## Input data
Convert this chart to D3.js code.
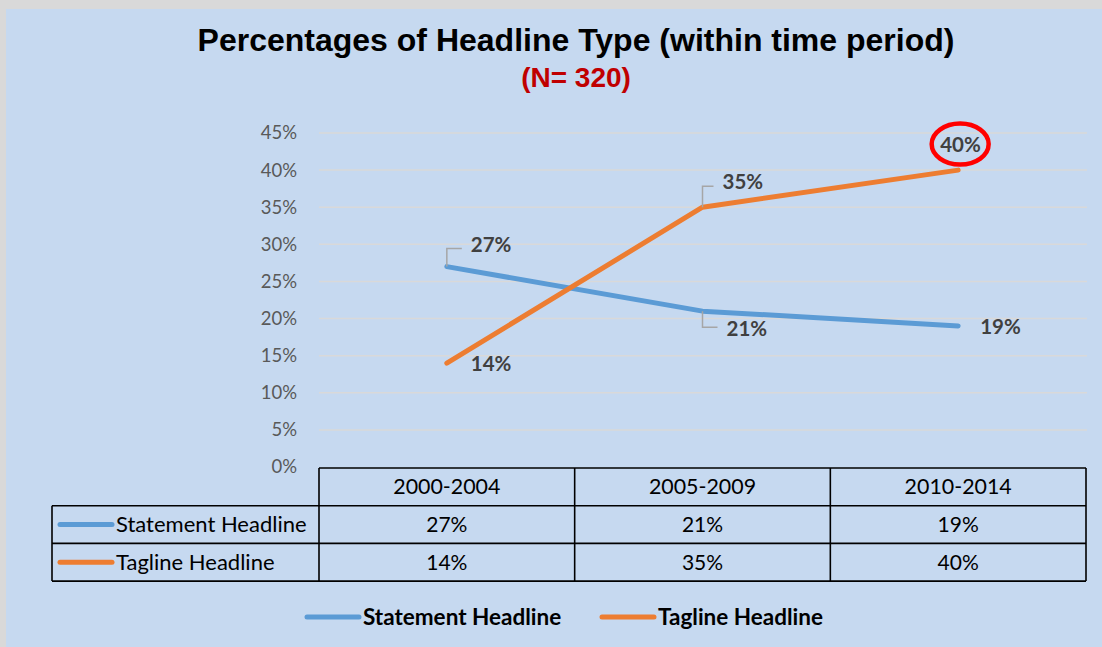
<!DOCTYPE html>
<html>
<head>
<meta charset="utf-8">
<script src="https://cdn.jsdelivr.net/npm/d3@7"></script>
<style>
  html, body { margin: 0; padding: 0; background: #D9D9D9; }
  svg { display: block; }
</style>
</head>
<body>
<svg id="chart" width="1102" height="647"></svg>
<script>
// Periods and the share of each headline type within them
const periods = ["2000-2004", "2005-2009", "2010-2014"];
const statementValues = [27, 21, 19];
const taglineValues = [14, 35, 40];
const seriesNames = ["Statement Headline", "Tagline Headline"];
const yTicks = [0, 5, 10, 15, 20, 25, 30, 35, 40, 45];

const colors = { "Statement Headline": "#5B9BD5", "Tagline Headline": "#ED7D31" };
const series = [
  { name: seriesNames[0], values: statementValues },
  { name: seriesNames[1], values: taglineValues }
];

const font = "Lato, 'Open Sans', sans-serif";
const svg = d3.select("#chart");

// panel background
svg.append("rect").attr("x", 6).attr("y", 9).attr("width", 1096).attr("height", 638)
  .attr("fill", "#C6D9F0");

// titles
svg.append("text").attr("x", 576).attr("y", 51).attr("text-anchor", "middle")
  .attr("font-family", "Arial, 'Liberation Sans', sans-serif").attr("font-weight", "bold")
  .attr("font-size", 32).attr("fill", "#000").text("Percentages of Headline Type (within time period)");
svg.append("text").attr("x", 576).attr("y", 87).attr("text-anchor", "middle")
  .attr("font-family", "Arial, 'Liberation Sans', sans-serif").attr("font-weight", "bold")
  .attr("font-size", 28).attr("fill", "#C00000").text("(N= 320)");

// scales
const x = d3.scaleBand().domain(periods).range([319, 1086]).padding(0);
const y = d3.scaleLinear().domain([0, 45]).range([467, 133]);
const cx = p => x(p) + x.bandwidth() / 2;

// gridlines
svg.append("g").selectAll("line").data(yTicks.filter(t => t > 0)).join("line")
  .attr("x1", 319).attr("x2", 1087)
  .attr("y1", d => y(d)).attr("y2", d => y(d))
  .attr("stroke", "#D9D9D9").attr("stroke-width", 1.5);

// y axis labels
const yAxis = d3.axisLeft(y).tickValues(yTicks).tickFormat(d => d + "%").tickSize(0).tickPadding(0);
const yg = svg.append("g").attr("transform", "translate(297,0)").call(yAxis);
yg.select(".domain").remove();
yg.selectAll("text").attr("font-family", font).attr("font-size", 18.5).attr("fill", "#595959")
  .attr("dy", "0.32em");

// lines
const line = d3.line().x((d, i) => cx(periods[i])).y(d => y(d));
svg.append("g").selectAll("path").data(series).join("path")
  .attr("d", d => line(d.values))
  .attr("fill", "none").attr("stroke", d => colors[d.name])
  .attr("stroke-width", 5).attr("stroke-linecap", "round").attr("stroke-linejoin", "round");

// data labels with leader lines where the label sits off the point
const labels = [
  { s: 0, i: 0, dx: 24, dy: -22, leader: true },
  { s: 0, i: 1, dx: 24, dy: 18, leader: true },
  { s: 0, i: 2, dx: 22, dy: 1, leader: false },
  { s: 1, i: 0, dx: 24, dy: 0, leader: false, abs: 364 },
  { s: 1, i: 1, dx: 20, dy: -25, leader: true },
  { s: 1, i: 2, dx: -18, dy: -25, leader: false }
];
const lg = svg.append("g");
labels.forEach(l => {
  const v = series[l.s].values[l.i];
  const px = cx(periods[l.i]);
  const py = y(v);
  const ty = l.abs !== undefined ? l.abs : py + l.dy;
  if (l.leader) {
    const ly = l.dy < 0 ? ty + 4 : ty - 2;
    lg.append("path")
      .attr("d", `M${px},${py} L${px},${ly} L${px + l.dx - 9},${ly}`)
      .attr("fill", "none").attr("stroke", "#A6A6A6").attr("stroke-width", 1.5);
  }
  lg.append("text").attr("x", px + l.dx).attr("y", ty).attr("dy", "0.35em")
    .attr("font-family", font).attr("font-weight", "bold").attr("font-size", 20.5)
    .attr("fill", "#404040").text(v + "%");
});

// highlight circle on the latest tagline value
const hx = cx(periods[2]) + 2, hy = y(taglineValues[2]) - 26;
svg.append("ellipse").attr("cx", hx).attr("cy", hy).attr("rx", 28.5).attr("ry", 20.5)
  .attr("fill", "none").attr("stroke", "#FF0000").attr("stroke-width", 4.5);

// data table
const tTop = 468, rowH = 37.7, leftX = 52;
const tg = svg.append("g");
function hline(x1, x2, yy) {
  tg.append("line").attr("x1", x1).attr("x2", x2).attr("y1", yy).attr("y2", yy)
    .attr("stroke", "#000").attr("stroke-width", 1.6);
}
function vline(xx, y1, y2) {
  tg.append("line").attr("x1", xx).attr("x2", xx).attr("y1", y1).attr("y2", y2)
    .attr("stroke", "#000").attr("stroke-width", 1.6);
}
hline(319, 1086, tTop);
[1, 2, 3].forEach(r => hline(leftX, 1086, tTop + r * rowH));
vline(leftX, tTop + rowH, tTop + 3 * rowH);
periods.forEach(p => vline(x(p), tTop, tTop + 3 * rowH));
vline(1086, tTop, tTop + 3 * rowH);

periods.forEach(p => {
  tg.append("text").attr("x", cx(p)).attr("y", tTop + rowH / 2).attr("dy", "0.35em")
    .attr("text-anchor", "middle").attr("font-family", font).attr("font-size", 21.4)
    .attr("fill", "#000").text(p);
});
series.forEach((s, r) => {
  const ry = tTop + (r + 1.5) * rowH;
  tg.append("line").attr("x1", 60).attr("x2", 112).attr("y1", ry).attr("y2", ry)
    .attr("stroke", colors[s.name]).attr("stroke-width", 5).attr("stroke-linecap", "round");
  tg.append("text").attr("x", 116).attr("y", ry).attr("dy", "0.35em")
    .attr("font-family", font).attr("font-size", 22).attr("fill", "#000").text(s.name);
  s.values.forEach((v, i) => {
    tg.append("text").attr("x", cx(periods[i])).attr("y", ry).attr("dy", "0.35em")
      .attr("text-anchor", "middle").attr("font-family", font).attr("font-size", 21)
      .attr("fill", "#000").text(v + "%");
  });
});

// legend
const legendItems = [
  { name: seriesNames[0], x: 307 },
  { name: seriesNames[1], x: 602 }
];
const leg = svg.append("g");
legendItems.forEach(d => {
  leg.append("line").attr("x1", d.x).attr("x2", d.x + 52).attr("y1", 617).attr("y2", 617)
    .attr("stroke", colors[d.name]).attr("stroke-width", 5).attr("stroke-linecap", "round");
  leg.append("text").attr("x", d.x + 56).attr("y", 617).attr("dy", "0.35em")
    .attr("font-family", font).attr("font-weight", "bold").attr("font-size", 22.5)
    .attr("fill", "#000").text(d.name);
});
</script>
</body>
</html>
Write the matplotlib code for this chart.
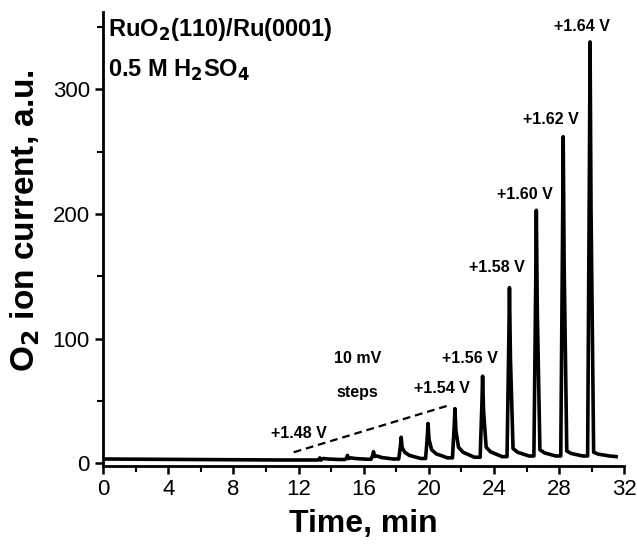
import numpy as np
import matplotlib.pyplot as plt

plt.rcParams['font.family'] = ['Liberation Sans', 'DejaVu Sans']

# peak positions (min) and heights (a.u.)
peak_t = [13.3, 15.0, 16.6, 18.3, 19.95, 21.6, 23.3, 24.95, 26.6, 28.25, 29.9]
peak_h = [4.5, 6.5, 9.5, 21, 32, 44, 70, 141, 203, 262, 338]
# level just after each peak and level the trace relaxes to before the next one
after_h = [4, 4.5, 6, 9, 11, 13, 13, 12, 11, 10, 9]
base_h = [3.2, 3.4, 3.6, 4.0, 4.5, 5.0, 5.5, 6.0, 6.0, 6.0, 6.0]

# flat start of the trace
start_t = [0.0, 4.0, 8.0, 11.0, 12.9]
start_y = [3.6, 3.3, 3.0, 2.8, 2.8]
end_t, end_y = 31.5, 5.5

labels = ['+1.48 V', '+1.54 V', '+1.56 V', '+1.58 V', '+1.60 V', '+1.62 V', '+1.64 V']
label_x = [12.0, 20.8, 22.5, 24.2, 25.9, 27.5, 29.4]
label_y = [24, 60, 84, 157, 216, 276, 350]

t = list(start_t)
y = list(start_y)
for i, (pt, ph) in enumerate(zip(peak_t, peak_h)):
    t += [pt - 0.15, pt - 0.04, pt, pt + 0.06, pt + 0.22, pt + 0.5, pt + 1.2]
    y += [base_h[i - 1] if i else 2.8, ph * 0.7, ph, ph * 0.6, after_h[i],
          (after_h[i] + base_h[i]) / 2, base_h[i]]
t.append(end_t)
y.append(end_y)

fig = plt.figure(figsize=(6.37, 5.45), dpi=100)
ax = fig.add_axes([0.162, 0.145, 0.818, 0.833])

ax.plot(t, y, color='black', lw=2.6, solid_joinstyle='round')
ax.plot([11.7, 21.2], [9, 46.5], color='black', lw=1.6, ls=(0, (3.5, 2.2)))

for lab, lx, ly in zip(labels, label_x, label_y):
    ax.text(lx, ly, lab, fontsize=11.5, fontweight='bold', ha='center', va='center')
ax.text(15.6, 84, '10 mV', fontsize=11.5, fontweight='bold', ha='center', va='center')
ax.text(15.6, 57, 'steps', fontsize=11.5, fontweight='bold', ha='center', va='center')

ax.text(0.3, 348, r'RuO$_\mathbf{2}$(110)/Ru(0001)', fontsize=17, fontweight='bold',
        ha='left', va='center')
ax.text(0.3, 315, r'0.5 M H$_\mathbf{2}$SO$_\mathbf{4}$', fontsize=17, fontweight='bold',
        ha='left', va='center')

ax.set_xlim(0, 32)
ax.set_ylim(-2, 362)
ax.set_xticks(np.arange(0, 33, 4))
ax.set_xticks(np.arange(0, 33, 2), minor=True)
ax.set_yticks([0, 100, 200, 300])
ax.set_yticks([50, 150, 250, 350], minor=True)

ax.set_xlabel('Time, min', fontsize=23, fontweight='bold', labelpad=6)
ax.set_ylabel(r'O$_\mathbf{2}$ ion current, a.u.', fontsize=24, fontweight='bold')
ax.yaxis.set_label_coords(-0.118, 0.54)

for side in ['top', 'right']:
    ax.spines[side].set_visible(False)
for side in ['bottom', 'left']:
    ax.spines[side].set_linewidth(2)

ax.tick_params(axis='both', which='major', labelsize=16, width=1.8, length=6, direction='out')
ax.tick_params(axis='both', which='minor', width=1.5, length=4, direction='out')

fig.savefig('out.png', dpi=100)
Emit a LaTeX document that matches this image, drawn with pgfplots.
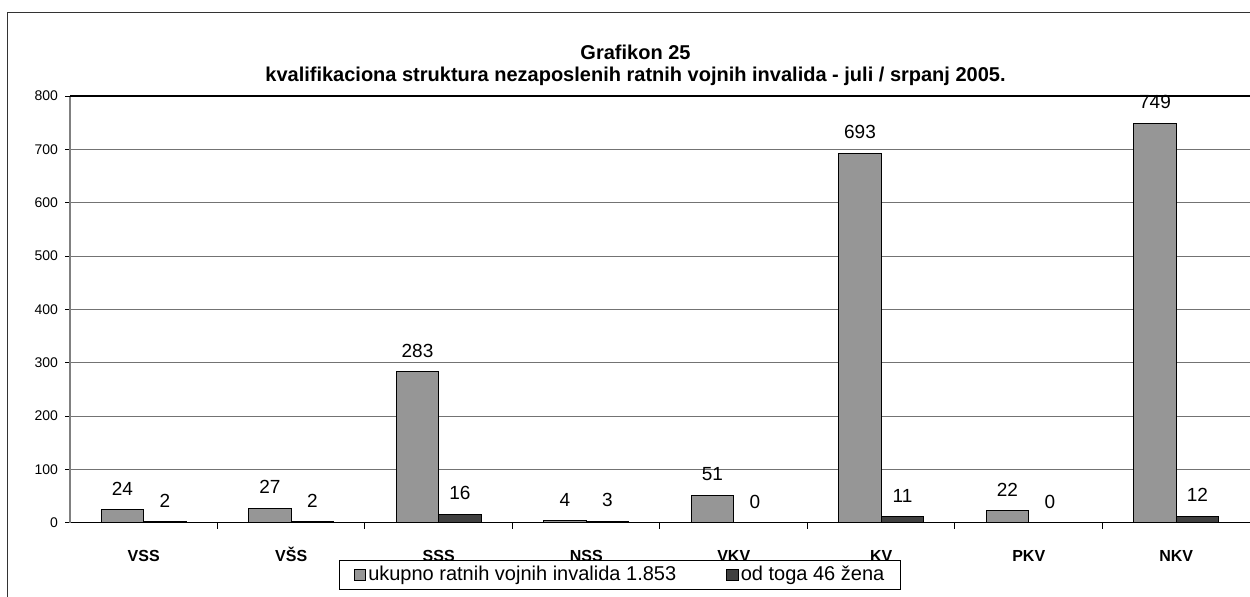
\documentclass[border=0pt]{standalone}
\usepackage{pgfplots}
\pgfplotsset{compat=1.18}
\usepackage{fontspec}
\setmainfont{Liberation Sans}
\definecolor{barA}{HTML}{969696}
\definecolor{barB}{HTML}{404040}
\begin{document}
\begin{tikzpicture}
\useasboundingbox (0pt,0pt) rectangle (625pt,-298pt);
\draw[line width=0.7pt, black!80] (3.65pt,-300pt) -- (3.65pt,-6.15pt) -- (630pt,-6.15pt);
\node[font=\fontsize{10}{12}\selectfont\bfseries, anchor=base] at (317.75pt,-29.5pt) {Grafikon 25};
\node[font=\fontsize{10}{12}\selectfont\bfseries, anchor=base] at (317.75pt,-40.5pt) {kvalifikaciona struktura nezaposlenih ratnih vojnih invalida - juli / srpanj 2005.};
\begin{axis}[
  at={(35pt,-261.35pt)}, anchor=south west,
  scale only axis, width=590pt, height=213.35pt,
  xmin=0, xmax=8, ymin=0, ymax=800,
  axis lines*=left,
  x axis line style={black, line width=0.6pt},
  y axis line style={black!50, line width=0.6pt},
  /pgf/number format/assume math mode=true,
  ytick={0,100,...,700},
  extra y ticks={800},
  extra y tick style={grid style={black, line width=0.6pt}},
  yticklabel style={font=\fontsize{7}{8}\selectfont},
  xtick={0.5,1.5,...,7.5},
  xticklabels={VSS,VŠS,SSS,NSS,VKV,KV,PKV,NKV},
  xticklabel style={font=\fontsize{8}{9}\selectfont\bfseries, anchor=base, inner sep=0pt, yshift=-17pt},
  major x tick style={draw=none},
  minor xtick={1,...,7},
  tick align=outside,
  major tick length=2.5pt, minor tick length=3pt,
  tick style={black, line width=0.5pt},
  ymajorgrids, grid style={black!55, line width=0.5pt},
  ybar=0pt, bar width=21.25pt,
  nodes near coords,
  every node near coord/.append style={font=\fontsize{9.5}{10}\selectfont, inner sep=0pt, yshift=7pt, text=black},
  legend columns=2,
  legend style={at={(0.4661,-0.0865)}, anchor=north, draw=black, line width=0.5pt,
    inner xsep=7pt, inner ysep=1pt,
    font=\fontsize{10}{12}\selectfont,
    nodes={inner xsep=1pt},
    /tikz/every even column/.append style={column sep=24pt}},
  legend image code/.code={\draw[#1, line width=0.5pt] (0pt,-2.9pt) rectangle (5.8pt,2.9pt);},
]
\addplot[fill=barA, draw=black, line width=0.5pt] coordinates {(0.5,24) (1.5,27) (2.5,283) (3.5,4) (4.5,51) (5.5,693) (6.5,22) (7.5,749)};
\addplot[fill=barB, draw=black, line width=0.5pt] coordinates {(0.5,2) (1.5,2) (2.5,16) (3.5,3) (4.5,0) (5.5,11) (6.5,0) (7.5,12)};
\legend{ukupno ratnih vojnih invalida 1.853, od toga 46 žena}
\end{axis}
\end{tikzpicture}
\end{document}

## Stated goal
Copy the lines above exactly, starting at the one with "Write the matplotlib code for this chart." and ending at the one with "plt.rcParams['font.family'] = ['Liberation", both included. Leave out any pictures and add nothing else.

## Reply
Write the matplotlib code for this chart.
import numpy as np
import matplotlib.pyplot as plt

plt.rcParams['font.family'] = ['Liberation Sans', 'DejaVu Sans']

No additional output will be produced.